*PROBLEM STATEMENT*
Word for word, copy all the data and drop the pictures.

*PROVIDED DATA*
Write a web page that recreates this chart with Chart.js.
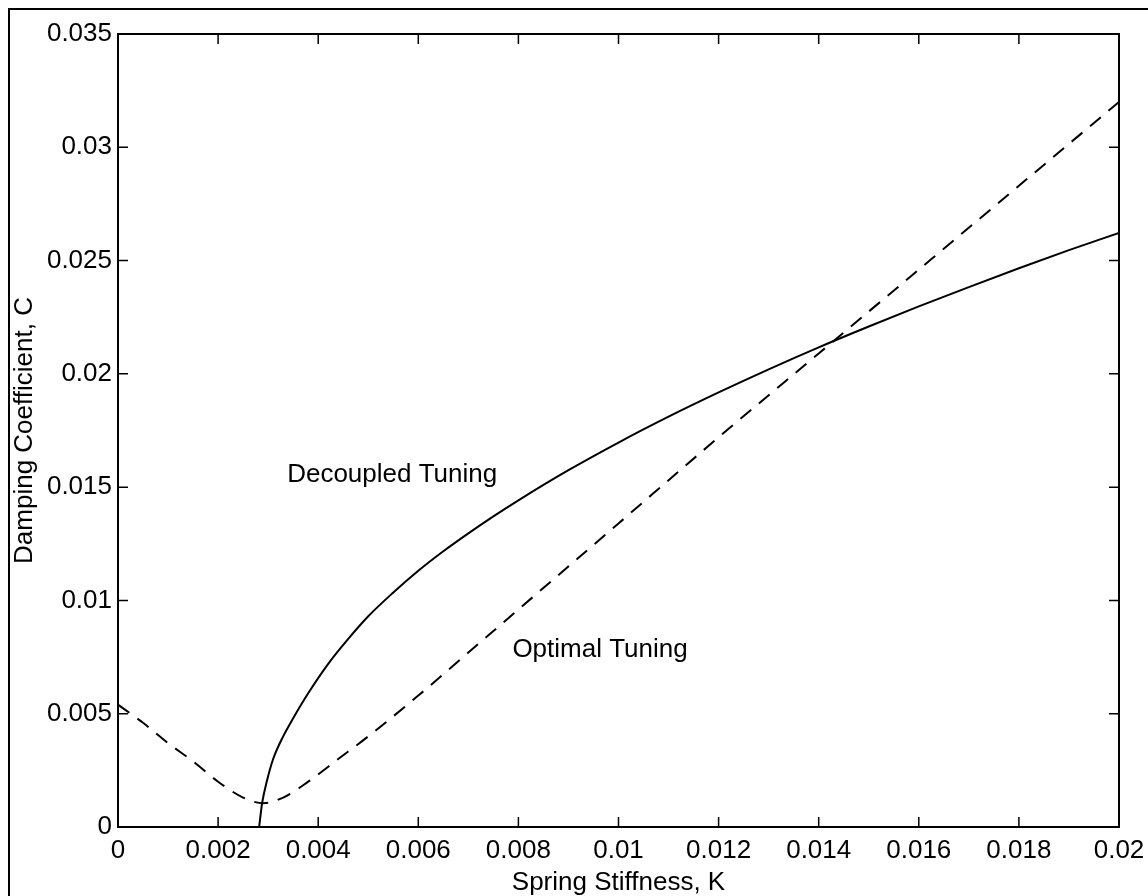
<!DOCTYPE html>
<html>
<head>
<meta charset="utf-8">
<title>Damping Coefficient vs Spring Stiffness</title>
<script src="https://cdn.jsdelivr.net/npm/chart.js@4.4.1/dist/chart.umd.min.js"></script>
<style>
  html, body { margin: 0; padding: 0; background: #fff; overflow: hidden; }
  #wrap { width: 1148px; height: 896px; position: relative; }
</style>
</head>
<body>
<div id="wrap"><canvas id="chart" width="1148" height="896"></canvas></div>
<script>
/* DATA */
const decoupledK = [0.00282, 0.00288, 0.00298, 0.0031, 0.0033, 0.0035, 0.0038, 0.0042, 0.0046, 0.005,
  0.0055, 0.006, 0.0065, 0.007, 0.0075, 0.008, 0.009, 0.010, 0.011, 0.012, 0.013, 0.014, 0.015, 0.016, 0.017, 0.018, 0.019, 0.020];
const decoupledC = [0, 0.00106, 0.00207, 0.0030, 0.0040, 0.0048, 0.0059, 0.0072, 0.0083, 0.0093,
  0.01035, 0.01131, 0.01217, 0.01296, 0.01371, 0.01442, 0.01575, 0.01697, 0.01811, 0.01918, 0.0202, 0.02117, 0.02209, 0.02298, 0.02383, 0.02466, 0.02546, 0.02622];

const optimalK = [0, 0.0005, 0.001, 0.0015, 0.002, 0.0025, 0.0029, 0.0033, 0.0038, 0.0044, 0.005,
  0.006, 0.007, 0.008, 0.010, 0.012, 0.014, 0.016, 0.018, 0.020];
const optimalC = [0.0054, 0.0046, 0.0037, 0.0029, 0.0020, 0.0013, 0.00105, 0.0013, 0.0020, 0.0030, 0.0040,
  0.0058, 0.0077, 0.0096, 0.0134, 0.0172, 0.0209, 0.0246, 0.0283, 0.0320];

const xTicks = [0, 0.002, 0.004, 0.006, 0.008, 0.01, 0.012, 0.014, 0.016, 0.018, 0.02];
const yTicks = [0, 0.005, 0.01, 0.015, 0.02, 0.025, 0.03, 0.035];

const labels = ['Decoupled Tuning', 'Optimal Tuning'];
const labelK = [0.00338, 0.00788];
const labelC = [0.01556, 0.00781];

const FONT = "'Liberation Sans', Arial, Helvetica, sans-serif";

const pts = (xs, ys) => xs.map((x, i) => ({ x, y: ys[i] }));
const fmt = v => String(parseFloat(Number(v).toFixed(4)));

/* MATLAB-LIKE BOX, INWARD TICKS, TEXT LABELS */
const boxPlugin = {
  id: 'box',
  afterDraw(chart) {
    const { ctx, chartArea: a, scales } = chart;
    ctx.save();
    ctx.strokeStyle = '#000';
    ctx.lineWidth = 2;
    // outer figure frame
    ctx.strokeRect(9, 9, 1200, 1000);
    // axes box
    ctx.strokeRect(a.left, a.top, a.right - a.left, a.bottom - a.top);
    ctx.lineWidth = 1.5;
    ctx.beginPath();
    xTicks.forEach(v => {
      const x = scales.x.getPixelForValue(v);
      ctx.moveTo(x, a.bottom); ctx.lineTo(x, a.bottom - 10);
      ctx.moveTo(x, a.top); ctx.lineTo(x, a.top + 10);
    });
    yTicks.forEach(v => {
      const y = scales.y.getPixelForValue(v);
      ctx.moveTo(a.left, y); ctx.lineTo(a.left + 10, y);
      ctx.moveTo(a.right, y); ctx.lineTo(a.right - 10, y);
    });
    ctx.stroke();
    // curve labels
    ctx.fillStyle = '#000';
    ctx.font = '26px ' + FONT;
    ctx.textAlign = 'left';
    ctx.textBaseline = 'middle';
    labels.forEach((t, i) => {
      ctx.fillText(t, scales.x.getPixelForValue(labelK[i]), scales.y.getPixelForValue(labelC[i]));
    });
    ctx.restore();
  }
};

new Chart(document.getElementById('chart'), {
  type: 'scatter',
  data: {
    datasets: [
      { label: 'Decoupled Tuning', data: pts(decoupledK, decoupledC), showLine: true,
        borderColor: '#000', borderWidth: 2, pointRadius: 0, cubicInterpolationMode: 'monotone' },
      { label: 'Optimal Tuning', data: pts(optimalK, optimalC), showLine: true,
        borderColor: '#000', borderWidth: 2, borderDash: [14, 10], pointRadius: 0, cubicInterpolationMode: 'monotone' }
    ]
  },
  options: {
    responsive: false, animation: false,
    layout: { padding: { top: 34, right: 29, left: 0, bottom: 0 } },
    plugins: { legend: { display: false }, tooltip: { enabled: false } },
    scales: {
      x: {
        type: 'linear', min: 0, max: 0.02,
        afterBuildTicks: s => { s.ticks = xTicks.map(v => ({ value: v })); },
        afterFit: s => { s.height = 69; s.paddingLeft = 0; s.paddingRight = 0; },
        grid: { display: false, drawTicks: false },
        border: { display: false },
        ticks: { color: '#000', padding: 11, font: { family: FONT, size: 26, lineHeight: 1 }, callback: fmt, maxRotation: 0, autoSkip: false },
        title: { display: true, text: 'Spring Stiffness, K', color: '#000', padding: { top: 0, bottom: 0 }, font: { family: FONT, size: 26, lineHeight: 1 } }
      },
      y: {
        type: 'linear', min: 0, max: 0.035,
        afterBuildTicks: s => { s.ticks = yTicks.map(v => ({ value: v })); },
        afterFit: s => { s.width = 118; s.paddingTop = 0; s.paddingBottom = 0; },
        grid: { display: false, drawTicks: false },
        border: { display: false },
        ticks: { color: '#000', padding: 6, font: { family: FONT, size: 26, lineHeight: 1 }, callback: fmt, autoSkip: false },
        title: { display: true, text: 'Damping Coefficient, C', color: '#000', padding: { top: 12, bottom: 0 }, font: { family: FONT, size: 26, lineHeight: 1 } }
      }
    }
  },
  plugins: [boxPlugin]
});
</script>
</body>
</html>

*CORRECT RESULT*
Write a web page that recreates this chart with Chart.js.
<!DOCTYPE html>
<html>
<head>
<meta charset="utf-8">
<title>Damping Coefficient vs Spring Stiffness</title>
<script src="https://cdn.jsdelivr.net/npm/chart.js@4.4.1/dist/chart.umd.min.js"></script>
<style>
  html, body { margin: 0; padding: 0; background: #fff; overflow: hidden; }
  #wrap { width: 1148px; height: 896px; position: relative; }
</style>
</head>
<body>
<div id="wrap"><canvas id="chart" width="1148" height="896"></canvas></div>
<script>
/* DATA */
const decoupledK = [0.00282, 0.00288, 0.00298, 0.0031, 0.0033, 0.0035, 0.0038, 0.0042, 0.0046, 0.005,
  0.0055, 0.006, 0.0065, 0.007, 0.0075, 0.008, 0.009, 0.010, 0.011, 0.012, 0.013, 0.014, 0.015, 0.016, 0.017, 0.018, 0.019, 0.020];
const decoupledC = [0, 0.00106, 0.00207, 0.0030, 0.0040, 0.0048, 0.0059, 0.0072, 0.0083, 0.0093,
  0.01035, 0.01131, 0.01217, 0.01296, 0.01371, 0.01442, 0.01575, 0.01697, 0.01811, 0.01918, 0.0202, 0.02117, 0.02209, 0.02298, 0.02383, 0.02466, 0.02546, 0.02622];

const optimalK = [0, 0.0005, 0.001, 0.0015, 0.002, 0.0025, 0.0029, 0.0033, 0.0038, 0.0044, 0.005,
  0.006, 0.007, 0.008, 0.010, 0.012, 0.014, 0.016, 0.018, 0.020];
const optimalC = [0.0054, 0.0046, 0.0037, 0.0029, 0.0020, 0.0013, 0.00105, 0.0013, 0.0020, 0.0030, 0.0040,
  0.0058, 0.0077, 0.0096, 0.0134, 0.0172, 0.0209, 0.0246, 0.0283, 0.0320];

const xTicks = [0, 0.002, 0.004, 0.006, 0.008, 0.01, 0.012, 0.014, 0.016, 0.018, 0.02];
const yTicks = [0, 0.005, 0.01, 0.015, 0.02, 0.025, 0.03, 0.035];

const labels = ['Decoupled Tuning', 'Optimal Tuning'];
const labelK = [0.00338, 0.00788];
const labelC = [0.01556, 0.00781];

const FONT = "'Liberation Sans', Arial, Helvetica, sans-serif";

const pts = (xs, ys) => xs.map((x, i) => ({ x, y: ys[i] }));
const fmt = v => String(parseFloat(Number(v).toFixed(4)));

/* MATLAB-LIKE BOX, INWARD TICKS, TEXT LABELS */
const boxPlugin = {
  id: 'box',
  afterDraw(chart) {
    const { ctx, chartArea: a, scales } = chart;
    ctx.save();
    ctx.strokeStyle = '#000';
    ctx.lineWidth = 2;
    // outer figure frame
    ctx.strokeRect(9, 9, 1200, 1000);
    // axes box
    ctx.strokeRect(a.left, a.top, a.right - a.left, a.bottom - a.top);
    ctx.lineWidth = 1.5;
    ctx.beginPath();
    xTicks.forEach(v => {
      const x = scales.x.getPixelForValue(v);
      ctx.moveTo(x, a.bottom); ctx.lineTo(x, a.bottom - 10);
      ctx.moveTo(x, a.top); ctx.lineTo(x, a.top + 10);
    });
    yTicks.forEach(v => {
      const y = scales.y.getPixelForValue(v);
      ctx.moveTo(a.left, y); ctx.lineTo(a.left + 10, y);
      ctx.moveTo(a.right, y); ctx.lineTo(a.right - 10, y);
    });
    ctx.stroke();
    // curve labels
    ctx.fillStyle = '#000';
    ctx.font = '26px ' + FONT;
    ctx.textAlign = 'left';
    ctx.textBaseline = 'middle';
    labels.forEach((t, i) => {
      ctx.fillText(t, scales.x.getPixelForValue(labelK[i]), scales.y.getPixelForValue(labelC[i]));
    });
    ctx.restore();
  }
};

new Chart(document.getElementById('chart'), {
  type: 'scatter',
  data: {
    datasets: [
      { label: 'Decoupled Tuning', data: pts(decoupledK, decoupledC), showLine: true,
        borderColor: '#000', borderWidth: 2, pointRadius: 0, cubicInterpolationMode: 'monotone' },
      { label: 'Optimal Tuning', data: pts(optimalK, optimalC), showLine: true,
        borderColor: '#000', borderWidth: 2, borderDash: [14, 10], pointRadius: 0, cubicInterpolationMode: 'monotone' }
    ]
  },
  options: {
    responsive: false, animation: false,
    layout: { padding: { top: 34, right: 29, left: 0, bottom: 0 } },
    plugins: { legend: { display: false }, tooltip: { enabled: false } },
    scales: {
      x: {
        type: 'linear', min: 0, max: 0.02,
        afterBuildTicks: s => { s.ticks = xTicks.map(v => ({ value: v })); },
        afterFit: s => { s.height = 69; s.paddingLeft = 0; s.paddingRight = 0; },
        grid: { display: false, drawTicks: false },
        border: { display: false },
        ticks: { color: '#000', padding: 11, font: { family: FONT, size: 26, lineHeight: 1 }, callback: fmt, maxRotation: 0, autoSkip: false },
        title: { display: true, text: 'Spring Stiffness, K', color: '#000', padding: { top: 0, bottom: 0 }, font: { family: FONT, size: 26, lineHeight: 1 } }
      },
      y: {
        type: 'linear', min: 0, max: 0.035,
        afterBuildTicks: s => { s.ticks = yTicks.map(v => ({ value: v })); },
        afterFit: s => { s.width = 118; s.paddingTop = 0; s.paddingBottom = 0; },
        grid: { display: false, drawTicks: false },
        border: { display: false },
        ticks: { color: '#000', padding: 6, font: { family: FONT, size: 26, lineHeight: 1 }, callback: fmt, autoSkip: false },
        title: { display: true, text: 'Damping Coefficient, C', color: '#000', padding: { top: 12, bottom: 0 }, font: { family: FONT, size: 26, lineHeight: 1 } }
      }
    }
  },
  plugins: [boxPlugin]
});
</script>
</body>
</html>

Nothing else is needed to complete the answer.